A file dvd.tsv.gz containing a list of DVDs, with the following schema:

  • "title": the title of the movie
  • "category": the category of the movie (ie: comedy, action, ...)
  • "msrp": the original price of the DVD
  • "price": my price for the DVD
  • "num_rented": the number of times this DVD was rented.

If I want to update my file to change the price of all the comedies to the sale price of msrp-10%, I will create a Sisyphus program with the following actions (written in pseudo-code instead of the Java API of Sisyphus):

for each row of file(dvd.tsv.gz):
    if row[category]=="comedy":
        row[price] = msrp * 0.9
    output row to file(dvd_new.tsv.gz)

If, in addition, I want to update the number of times each DVD was rented by adding the data from this other file rented.txt, which contains only one column with the list of titles, one for each rental, I will change my Sisyphus program as follows:

# first push: read rented.txt into a hashtable
rented = new hashtable
for each row of file(rented.txt):
    increment row[title] in rented

# second push: do the same loop as before, with one more operation
for each row of file(dvd.tsv.gz):
    if row[category]=="comedy":
        price = msrp * 0.9
    if row[title] in rented:
        row[num_rented] += rented[title]
    output row to file(dvd_new.tsv.gz)

As you can see, the entire process only does one scan of each file. The memory size of the hashtable is not a concern on modern hardware, because Sisyphus uses very compact hashtables that doesn't store the keys and values as Objects, and can hold 85M entries in per GB of memory.

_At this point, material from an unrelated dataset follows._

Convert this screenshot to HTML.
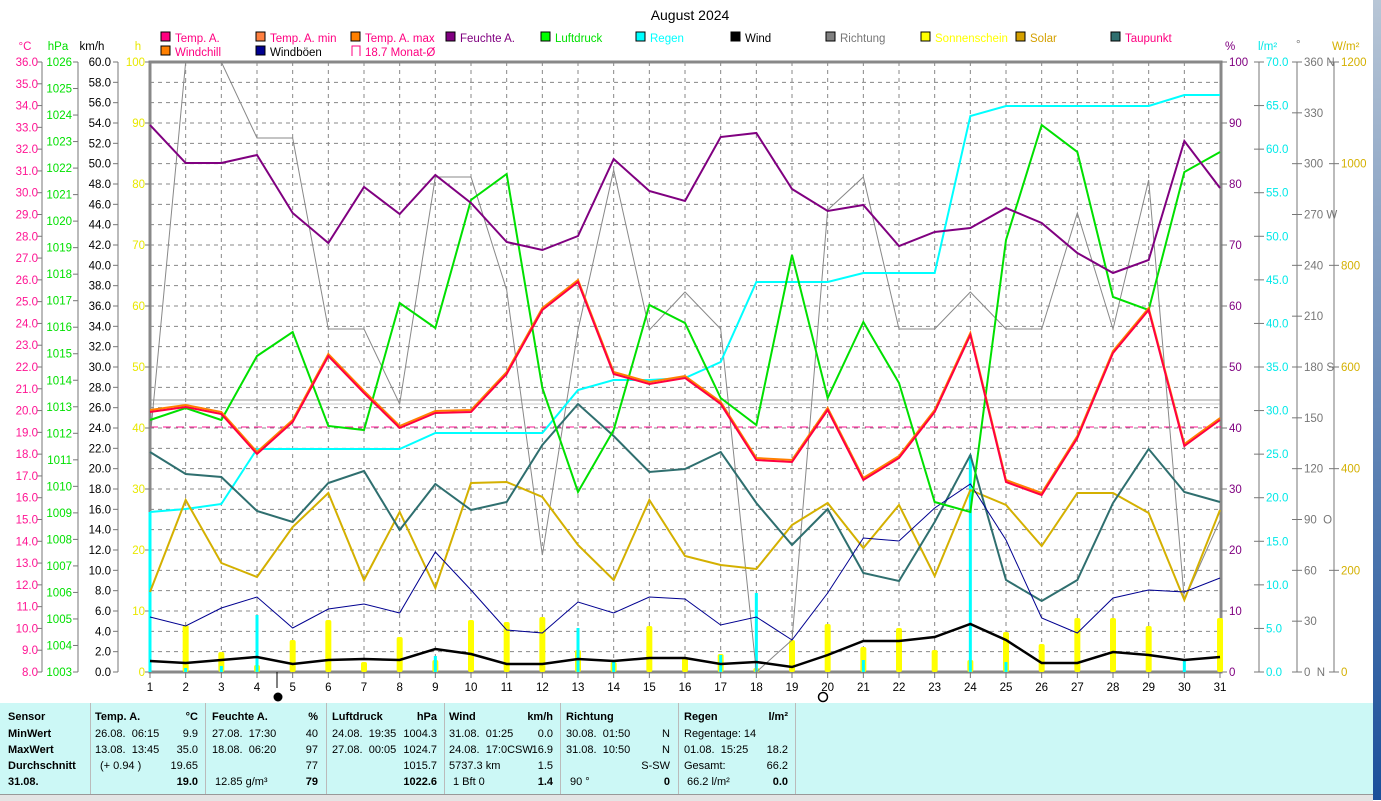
<!DOCTYPE html>
<html><head><meta charset="utf-8"><style>
body{margin:0;width:1381px;height:800px;overflow:hidden;background:#fff;font-family:"Liberation Sans",sans-serif;position:relative}
#tbl{position:absolute;left:0;top:703px;width:1373px;height:91px;background:#ccf8f6}
#tbl div{position:absolute;font-size:11px;white-space:nowrap}
.b{font-weight:bold}
#strip{position:absolute;left:1373px;top:0;width:8px;height:800px;background:linear-gradient(#b8c6d6,#1a4f9a)}
#foot{position:absolute;left:0;top:794px;width:1373px;height:6px;background:#e4e4e4;border-top:1px solid #999}
</style></head><body>
<svg id="s" width="1381" height="703" style="position:absolute;left:0;top:0" font-family="Liberation Sans, sans-serif" font-size="11.5"></svg>
<div id="tbl"></div>
<div id="foot"></div>
<div id="strip"></div>
<script>
const s=document.getElementById('s');let h='';
const X=d=>150+(d-1)*35.667, T=672,TOP=62;
h+='<text x="690" y="20" text-anchor="middle" font-size="14">August 2024</text>';
for(let i=1;i<30;i++){h+=`<line x1="150" x2="1221" y1="${TOP+i*20.333}" y2="${TOP+i*20.333}" stroke="#888" stroke-dasharray="4,4"/>`;}
for(let d=2;d<=30;d++){h+=`<line x1="${X(d)}" x2="${X(d)}" y1="62" y2="672" stroke="#888" stroke-dasharray="4,4"/>`;}
h+='<line x1="150" x2="1221" y1="400" y2="400" stroke="#999"/><line x1="150" x2="1221" y1="404" y2="404" stroke="#ccc"/>';
h+='<rect x="150" y="62" width="1071" height="610" fill="none" stroke="#888" stroke-width="3"/>';
h+='<line x1="150" x2="1221" y1="427" y2="427" stroke="#ff1493" stroke-dasharray="8,5"/>';
function axis(x,col,vals,anchorX){h+=`<line x1="${x}" x2="${x}" y1="62" y2="672" stroke="#777"/>`;vals.forEach(([y,t])=>{h+=`<line x1="${x-5}" x2="${x}" y1="${y}" y2="${y}" stroke="#777"/><text x="${anchorX}" y="${y+4}" text-anchor="end" fill="${col}">${t}</text>`;});}
let v=[];for(let i=0;i<=28;i++)v.push([T-i*610/28,(8+i).toFixed(1)]);axis(42,'#ff1493',v,38);
v=[];for(let i=0;i<=23;i++)v.push([T-i*610/23,1003+i]);axis(78,'#00e000',v,72);
v=[];for(let i=0;i<=30;i++)v.push([T-i*610/30,(i*2).toFixed(1)]);axis(118,'#000',v,111);
for(let i=0;i<=10;i++){h+=`<line x1="145" x2="150" y1="${T-i*61}" y2="${T-i*61}" stroke="#777"/><text x="145" y="${T-i*61+4}" text-anchor="end" fill="#e8e800">${i*10}</text>`;}
h+='<text x="25" y="50" text-anchor="middle" fill="#ff1493">°C</text><text x="58" y="50" text-anchor="middle" fill="#00e000">hPa</text><text x="92" y="50" text-anchor="middle">km/h</text><text x="138" y="50" text-anchor="middle" fill="#e8e800">h</text>';
for(let i=0;i<=10;i++){h+=`<line x1="1221" x2="1227" y1="${T-i*61}" y2="${T-i*61}" stroke="#777"/><text x="1229" y="${T-i*61+4}" fill="#800080">${i*10}</text>`;}
function raxis(x,col,vals){h+=`<line x1="${x}" x2="${x}" y1="62" y2="672" stroke="#777"/>`;vals.forEach(([y,t])=>{h+=`<line x1="${x-5}" x2="${x+5}" y1="${y}" y2="${y}" stroke="#777"/><text x="${x+7}" y="${y+4}" fill="${col}">${t}</text>`;});}
v=[];for(let i=0;i<=14;i++)v.push([T-i*610/14,(i*5).toFixed(1)]);raxis(1259,'#00e8e8',v);
v=[];const dl={0:'0 &#160;N',90:'90 &#160;O',180:'180 S',270:'270 W',360:'360 N'};for(let i=0;i<=12;i++)v.push([T-i*610/12,dl[i*30]||i*30]);raxis(1297,'#777',v);
v=[];for(let i=0;i<=6;i++)v.push([T-i*610/6,i*200]);raxis(1334,'#d4b000',v);
h+='<text x="1225" y="50" fill="#800080">%</text><text x="1258" y="50" fill="#00e8e8">l/m²</text><text x="1296" y="48" fill="#777">°</text><text x="1332" y="50" fill="#d4b000">W/m²</text>';
const lg=[[160,42,'#ff0080','Temp. A.'],[255,42,'#ff8040','Temp. A. min'],[350,42,'#ff8000','Temp. A. max'],[445,42,'#800080','Feuchte A.'],[540,42,'#00ff00','Luftdruck'],[635,42,'#00ffff','Regen'],[730,42,'#000000','Wind'],[825,42,'#808080','Richtung'],[920,42,'#ffff00','Sonnenschein'],[1015,42,'#d4a000','Solar'],[1110,42,'#2f6f6f','Taupunkt'],[160,56,'#ff8000','Windchill'],[255,56,'#000090','Windböen']];
const tc={'Temp. A.':'#ff0080','Temp. A. min':'#ff0080','Temp. A. max':'#ff0080','Feuchte A.':'#800080','Luftdruck':'#00e000','Regen':'#00ffff','Wind':'#000','Richtung':'#777','Sonnenschein':'#ffff00','Solar':'#d4a000','Taupunkt':'#ff0080','Windchill':'#ff0080','Windböen':'#000'};
lg.forEach(([x,y,c,t])=>{h+=`<rect x="${x+1}" y="${y-10}" width="9" height="9" fill="${c}" stroke="#000"/><text x="${x+15}" y="${y}" fill="${tc[t]}">${t}</text>`;});
h+='<path d="M352 56V46h8v10" fill="none" stroke="#ff0080"/><text x="365" y="56" fill="#ff0080">18.7 Monat-Ø</text>';
const sun={2:625,3:652,4:665,5:640,6:620,7:662,8:637,9:660,10:620,11:622,12:617,13:650,14:662,15:626,16:658,17:654,18:668,19:640,20:624,21:647,22:628,23:650,24:660,25:632,26:644,27:618,28:618,29:626,31:618};
for(const d in sun)h+=`<rect x="${X(+d)-3}" y="${sun[d]}" width="6" height="${672-sun[d]}" fill="#ffff00" rx="2"/>`;
const rn={1:512,2:668,3:666,4:615,9:656,13:628,14:662,17:655,18:593,21:660,24:455,25:662,30:660};
for(const d in rn)h+=`<rect x="${X(+d)-1.5}" y="${rn[d]}" width="3" height="${672-rn[d]}" fill="#00ffff"/>`;
function line(arr,col,w){h+=`<polyline fill="none" stroke="${col}" stroke-width="${w}" points="${arr.map((y,i)=>X(i+1)+','+y).join(' ')}"/>`;}
line([440,62,62,138,138,329,329,404,177,177,290,555,330,170,330,292,329,672,640,210,177,329,329,292,329,329,213,329,180,600,520],'#888',1);
line([512,509,504,449,449,449,449,449,433,433,433,433,390,380,380,378,362,282,282,282,273,273,273,116,106,106,106,106,106,95,95],'#00ffff',2);
line([592,500,563,577,527,493,580,512,588,483,482,497,545,580,500,556,565,569,525,503,548,505,576,490,505,546,493,493,513,600,510],'#d4b000',2);
line([452,474,477,511,522,483,471,530,484,510,502,445,404,436,472,469,452,503,545,509,573,581,522,455,580,601,580,503,449,492,502],'#2f6f6f',2);
line([617,626,608,597,628,609,604,613,552,590,630,633,602,613,597,599,625,617,640,593,538,541,508,484,540,618,633,598,590,592,578],'#000090',1);
line([661,663,660,657,664,660,659,660,649,654,664,664,659,661,658,658,664,662,667,655,641,641,637,624,640,663,663,652,655,660,657],'#000',2.5);
line([420,408,420,356,332,426,430,303,328,200,174,388,492,430,305,323,398,425,255,398,322,383,502,512,240,125,152,297,310,172,152],'#00e000',2);
const tp=[412,407,414,454,422,356,393,428,413,412,374,310,282,374,384,378,404,460,462,410,480,458,412,335,482,495,438,353,310,446,420];
line(tp.map(y=>y-2),'#ff8000',2);line(tp,'#ff0040',2);
line([125,163,163,155,213,243,187,214,175,203,242,250,236,159,191,201,137,133,189,211,205,246,232,228,208,223,253,273,260,141,188],'#800080',2);
for(let d=1;d<=31;d++)h+=`<line x1="${X(d)}" x2="${X(d)}" y1="672" y2="678" stroke="#777"/><text x="${X(d)}" y="691" text-anchor="middle">${d}</text>`;
h+='<line x1="277" x2="277" y1="672" y2="688" stroke="#000"/><circle cx="278" cy="697" r="4.5" fill="#000"/><circle cx="823" cy="697" r="4.5" fill="none" stroke="#000" stroke-width="1.5"/>';
s.innerHTML=h;
const t=document.getElementById('tbl');let g='';
function c(x,y,txt,b,al){g+=`<div style="left:${x}px;top:${y}px;${al?'transform:translateX(-100%)':''}" class="${b?'b':''}">${txt}</div>`;}
const ys=[8,25,41,57,73];
['Sensor','MinWert','MaxWert','Durchschnitt','31.08.'].forEach((v,i)=>c(8,ys[i],v,1));
[90,205,326,444,560,678,795].forEach(x=>g+=`<div style="left:${x}px;top:0;width:1px;height:91px;background:#bbb"></div>`);
c(95,ys[0],'Temp. A.',1);c(198,ys[0],'°C',1,1);c(95,ys[1],'26.08.&#160; 06:15');c(198,ys[1],'9.9',0,1);c(95,ys[2],'13.08.&#160; 13:45');c(198,ys[2],'35.0',0,1);c(100,ys[3],'(+ 0.94 )');c(198,ys[3],'19.65',0,1);c(198,ys[4],'19.0',1,1);
c(212,ys[0],'Feuchte A.',1);c(318,ys[0],'%',1,1);c(212,ys[1],'27.08.&#160; 17:30');c(318,ys[1],'40',0,1);c(212,ys[2],'18.08.&#160; 06:20');c(318,ys[2],'97',0,1);c(318,ys[3],'77',0,1);c(215,ys[4],'12.85 g/m³');c(318,ys[4],'79',1,1);
c(332,ys[0],'Luftdruck',1);c(437,ys[0],'hPa',1,1);c(332,ys[1],'24.08.&#160; 19:35');c(437,ys[1],'1004.3',0,1);c(332,ys[2],'27.08.&#160; 00:05');c(437,ys[2],'1024.7',0,1);c(437,ys[3],'1015.7',0,1);c(437,ys[4],'1022.6',1,1);
c(449,ys[0],'Wind',1);c(553,ys[0],'km/h',1,1);c(449,ys[1],'31.08.&#160; 01:25');c(553,ys[1],'0.0',0,1);c(449,ys[2],'24.08.&#160; 17:0CSW');c(553,ys[2],'16.9',0,1);c(449,ys[3],'5737.3 km');c(553,ys[3],'1.5',0,1);c(453,ys[4],'1 Bft 0');c(553,ys[4],'1.4',1,1);
c(566,ys[0],'Richtung',1);c(566,ys[1],'30.08.&#160; 01:50');c(670,ys[1],'N',0,1);c(566,ys[2],'31.08.&#160; 10:50');c(670,ys[2],'N',0,1);c(670,ys[3],'S-SW',0,1);c(570,ys[4],'90 °');c(670,ys[4],'0',1,1);
c(684,ys[0],'Regen',1);c(788,ys[0],'l/m²',1,1);c(684,ys[1],'Regentage: 14');c(684,ys[2],'01.08.&#160; 15:25');c(788,ys[2],'18.2',0,1);c(684,ys[3],'Gesamt:');c(788,ys[3],'66.2',0,1);c(687,ys[4],'66.2 l/m²');c(788,ys[4],'0.0',1,1);
t.innerHTML=g;
</script>
</body></html>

I can further improve the program by adding actions that would still only require a single scan. For instance:

  • print statistics at the end: aggregate statistics about prices and/or num_rented
  • delete obsolete DVDs: skip the row if the movie is in file deleted.txt
  • insert new DVDs: process both files dvd.tsv.gz and new.txt

All these improvement will only have a marginal impact on performance because I/O is the bottleneck, and each file is only scanned once still.

Licenses

  • Sisyphus is licensed under the terms of the GPL2, check the LICENSE file.